I don't know what kind of tasks you are looking for your employees to succeed at.  Again, my role has been strategy, business development, and operations related in terms of a COO.  BUT, if the candidate wants the job, they will respond to a "Look..its hard to find great employees.  I want to give you a test project for something I am currently trying to solve at my company.  It will be on a contract basis.  Based on your performance, I would love to consider further."  If the candidate wants it bad enough, they will do it.  And in general, the real go getters will love the opportunity to out perform you, the CEO just to make a point.  For me anyway..those are the real finds and keepers!  I want someone who can solve the problems I struggle with.  My two cents.

Gabor Nagy Founder / Chief architect at Skyline Robotics

October 23rd, 2016

Hi @Arunas.
Hire people as contractors first, for a specific tasks or two.
This will give you the experience working with them, that should be enough to decide if you want to hire them full time.
There's an old saying in Hungary. You only get to know someone by living with them...
Or, working with them, in this case.
This will also give you a larger pool of expertise, for specific tasks, without spending millions on hiring a bunch of top experts.
But, be fair!
It doesn't mean you should consider people to be disposable!
If someone is good, you should hire them full time.

Arunas Rolicius Business development manager at Kings Market

October 21st, 2016

Lee - I agree that referrals from one's network is an excellent source for quality introductions, but it seems that sometimes it's a slippery slope as you might become boxed in. And thanks for a great observation about the challenge. 

Sadef - i would love to model my radar on some sort of an expert, but it looks like it's more of an art than a science. But that's exactly the purpose of my inquiry - how to improve one's "radar"

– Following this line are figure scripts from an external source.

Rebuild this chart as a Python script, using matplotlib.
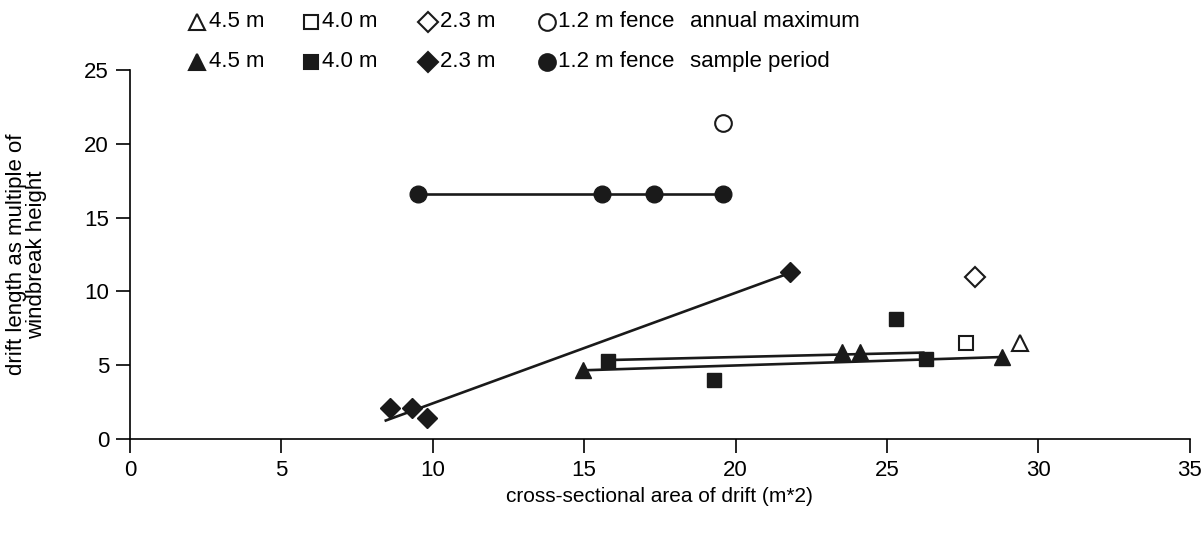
import matplotlib.pyplot as plt
from matplotlib.lines import Line2D

plt.rcParams['font.family'] = ['Liberation Sans', 'DejaVu Sans']

# windbreak types
labels = ['4.5 m', '4.0 m', '2.3 m', '1.2 m fence']
markers = ['^', 's', 'D', 'o']
msizes = [12, 10, 10, 12]

# sample period values
x45 = [14.95, 23.5, 24.1, 28.8]
y45 = [4.7, 5.9, 5.9, 5.55]
x40 = [15.8, 19.3, 25.3, 26.3]
y40 = [5.3, 4.0, 8.1, 5.4]
x23 = [8.6, 9.3, 9.8, 21.8]
y23 = [2.1, 2.1, 1.4, 11.3]
x12 = [9.5, 15.6, 17.3, 19.6]
y12 = [16.6, 16.6, 16.6, 16.6]

# annual maximum values (same order as labels)
max_x = [29.4, 27.6, 27.9, 19.6]
max_y = [6.5, 6.5, 11.0, 21.4]

# trend lines, start/end
trend45_x = [14.95, 28.8]
trend45_y = [4.65, 5.55]
trend40_x = [15.9, 26.2]
trend40_y = [5.35, 5.85]
trend23_x = [8.45, 21.8]
trend23_y = [1.25, 11.25]
trend12_x = [9.5, 19.6]
trend12_y = [16.6, 16.6]

ink = '#1a1a1a'

fig = plt.figure(figsize=(12.03, 5.34), dpi=100)
ax = fig.add_axes([0.108, 0.178, 0.881, 0.691])

sample_x = [x45, x40, x23, x12]
sample_y = [y45, y40, y23, y12]
trends = [(trend45_x, trend45_y), (trend40_x, trend40_y),
          (trend23_x, trend23_y), (trend12_x, trend12_y)]

for (tx, ty) in trends:
    ax.plot(tx, ty, color=ink, lw=1.9, zorder=2)

for i in range(4):
    ax.plot(sample_x[i], sample_y[i], linestyle='none', marker=markers[i],
            ms=msizes[i], color=ink, mec=ink, zorder=3)
    ax.plot(max_x[i], max_y[i], linestyle='none', marker=markers[i],
            ms=msizes[i], mfc='white', mec=ink, mew=1.5, zorder=3)

ax.set_xlim(0, 35)
ax.set_ylim(0, 25)
ax.set_xticks(range(0, 36, 5))
ax.set_yticks(range(0, 26, 5))
ax.spines['top'].set_visible(False)
ax.spines['right'].set_visible(False)
ax.spines['left'].set_linewidth(1.2)
ax.spines['bottom'].set_linewidth(1.2)
ax.tick_params(direction='out', length=10, width=1.2, labelsize=16, pad=5)

ax.set_xlabel('cross-sectional area of drift (m*2)', fontsize=15)
ax.set_ylabel('drift length as multiple of\nwindbreak height', fontsize=16,
              linespacing=0.95)
ax.xaxis.set_label_coords(0.5, -0.13)
ax.yaxis.set_label_coords(-0.078, 0.5)

# legend keys drawn by hand: open = annual maximum, filled = sample period
key_x = [197, 311, 428, 547]    # marker centres, px from left
text_x = [209, 322, 440, 558]
rows = [(0.959, 'white', 'annual maximum'), (0.884, ink, 'sample period')]
W = 1203.0
for ry, face, title in rows:
    for i in range(4):
        fig.add_artist(Line2D([key_x[i] / W], [ry], transform=fig.transFigure,
                              linestyle='none', marker=markers[i],
                              ms=msizes[i], mfc=face, mec=ink, mew=1.5))
        fig.text(text_x[i] / W, ry, labels[i], fontsize=16, va='center')
    fig.text(690 / W, ry, title, fontsize=16, va='center')

fig.savefig('out.png', dpi=100)
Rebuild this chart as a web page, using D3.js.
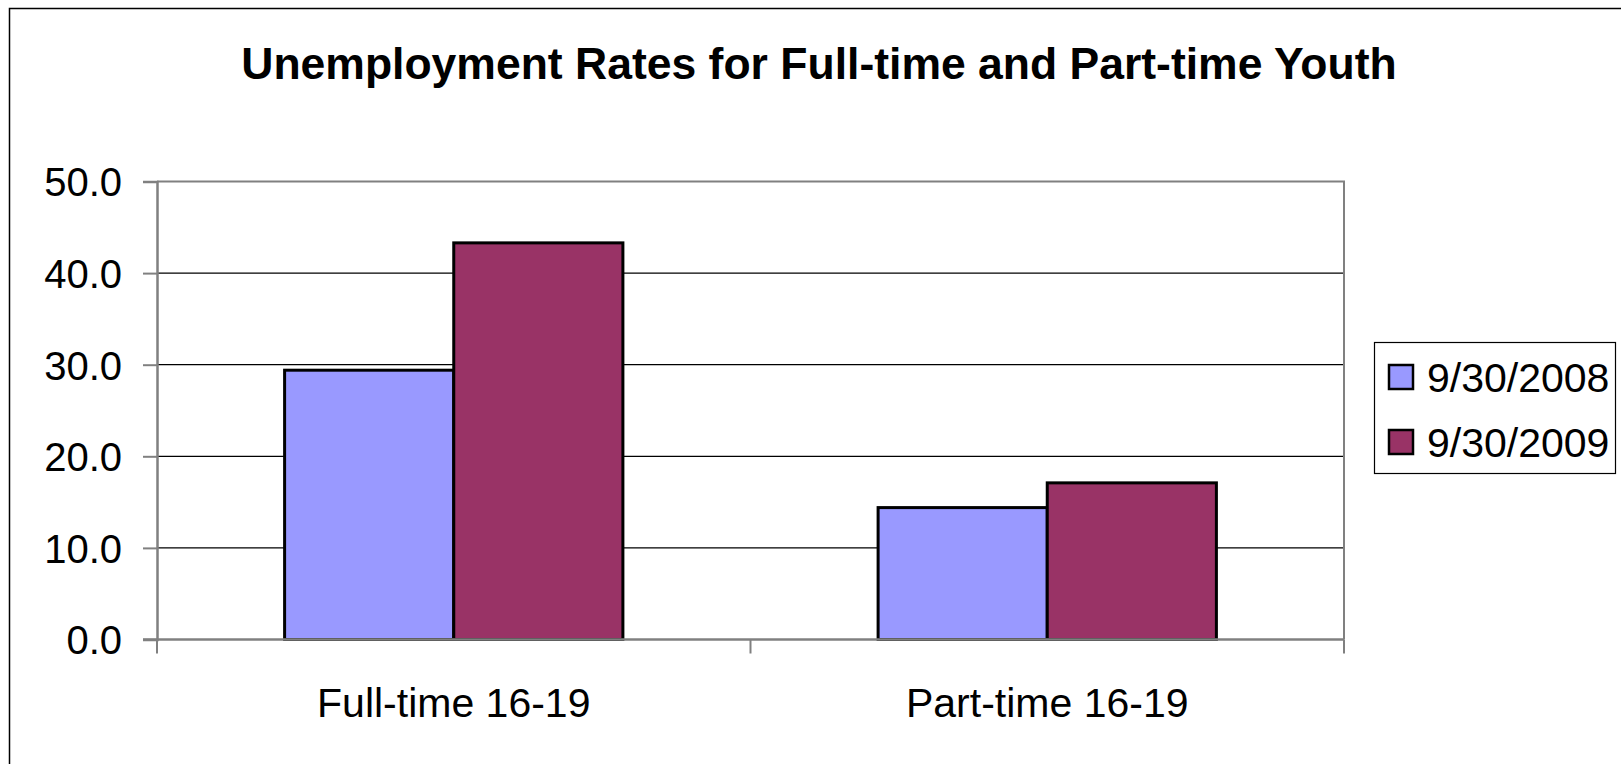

I got one good advice about hiring people once: if you have doubts - you don't have any doubts. 

Problem is that with limited resources you have to hit the bulls-eye every single time. And at the end of the day your most trustworthy advisor is  your cognitive capabilities and your gut feeling. Problem is that there's plenty of people and companies that are the real villains/parasites of the business world - they will drain your resources and provide you with nothing in return. Well maybe a lesson on naivety. 

And these sort of encounters are especially prevalent in foreign countries. By the time you realize you're being bamboozled - precious time has been wasted.